Below the Democratic Party briefly outlines its initial reaction to the specifics of the decision of the SAR's Executive Council on the Election Method of the First Legislative Council and the detrimental effects on representative government of these changes on the three types of election:

I. Geographical (Democratic) Constituencies (20 seats):

In accordance with the Basic Law, currently 20 seats are elected on a single seat, single vote ("first-past-the-post" system), as in the US, UK and many other democratic systems. The announced Proportional Representation (PR) arrangements are designed specifically to dramatically reduce the number of seats which can be won by democrats and to give seats to pro-Beijing candidates who consistently lost legislative elections in 1991 and 1995.

The PR "List Voting System" (from the SAR government-issued announcement) will take away the right of the people of Hong Kong to elect a majority of candidates from one political party. It is clearly designed to aid a candidate running as an "independent." Even in the Executive Council's proposed example of the electoral changes, an independent candidate "wins" one seat, while a political party wins only two seats with nearly four times the number of votes.

It is vital to look at the overall picture with PR. PR is not itself un-democratic, rather the intent is that small parties have a voice -- but the intent is not that the most popular party and candidates with the majority of the popular vote are condemned to a tiny minority. Further, the 30 functional constituency and 10 election committee seats will certainly go to pro-Beijing and elitist business interests. Thus these arrangements go strongly against the will of the Hong Kong people.

II. Functional Constituencies (30 seats) and Election Committee (10 seats):

In the new proposals for the Functional Constituencies (seats elected by professions), small, easily manipulated constituencies will be re-instated, disenfranchising a large number of people who had a second vote in 1995. Corporate voting ("one company, one vote") will also be returned, with no voter accountability to members.
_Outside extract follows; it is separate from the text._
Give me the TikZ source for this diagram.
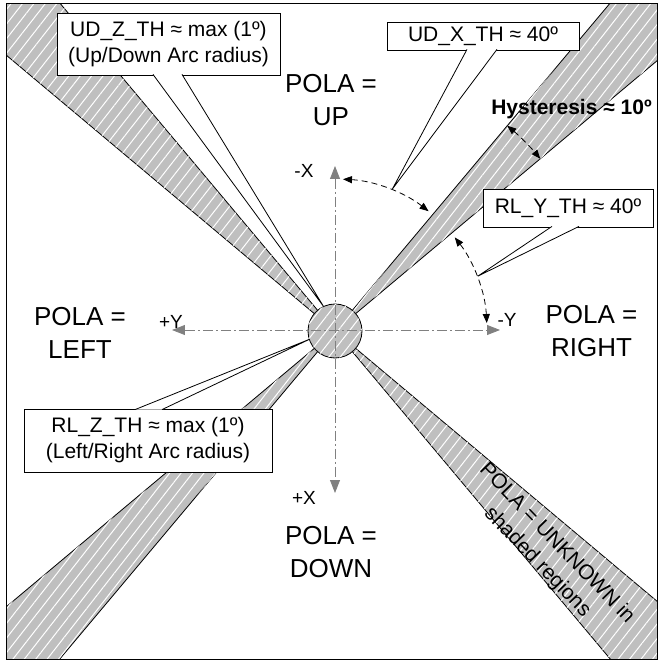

The Executive Council has not finalised its proposals for the Election Committee (EC), but the selection of the 800 members of the EC should satisfy the criteria of being universal, fair and democratic, rather than narrow, anti-democratic and predictable.

III. Poll Results:

According to a recent poll conducted by the Democratic Party from June 2 to June 4, 1997, 41.4% of Hong Kong people indicated they do not want to change the existing voting system. A separate poll question found that of those polled who had an opinion, proportional representation was in fact the least preferred election method and that among all the election methods, one person, one vote is the most popular method by far. Public opinion poll results below:

Single seat, single vote 39.3%
No preference 30.0%
Multiple-seat, single vote 17.4%
Proportional representation 13.2%

IV. Conclusion:

The Democratic Party is opposed to the SAR government proposals which hopelessly distort the wishes of Hong Kong people and which will produce an entirely predictable result of a rubber-stamp legislature which Beijing can control. A major casualty will be the direct accountability of a representative to Hong Kong people -- and direct access for constituents in each of the 20 districts which previously existed in the geographical constituencies.

The Democratic Party supports the single seat, single vote method. This method has proven to build a fair, efficient representative government accountable to the people, and Hong Kong people have expressed no objection to the system already in place, nor any desire to have it changed.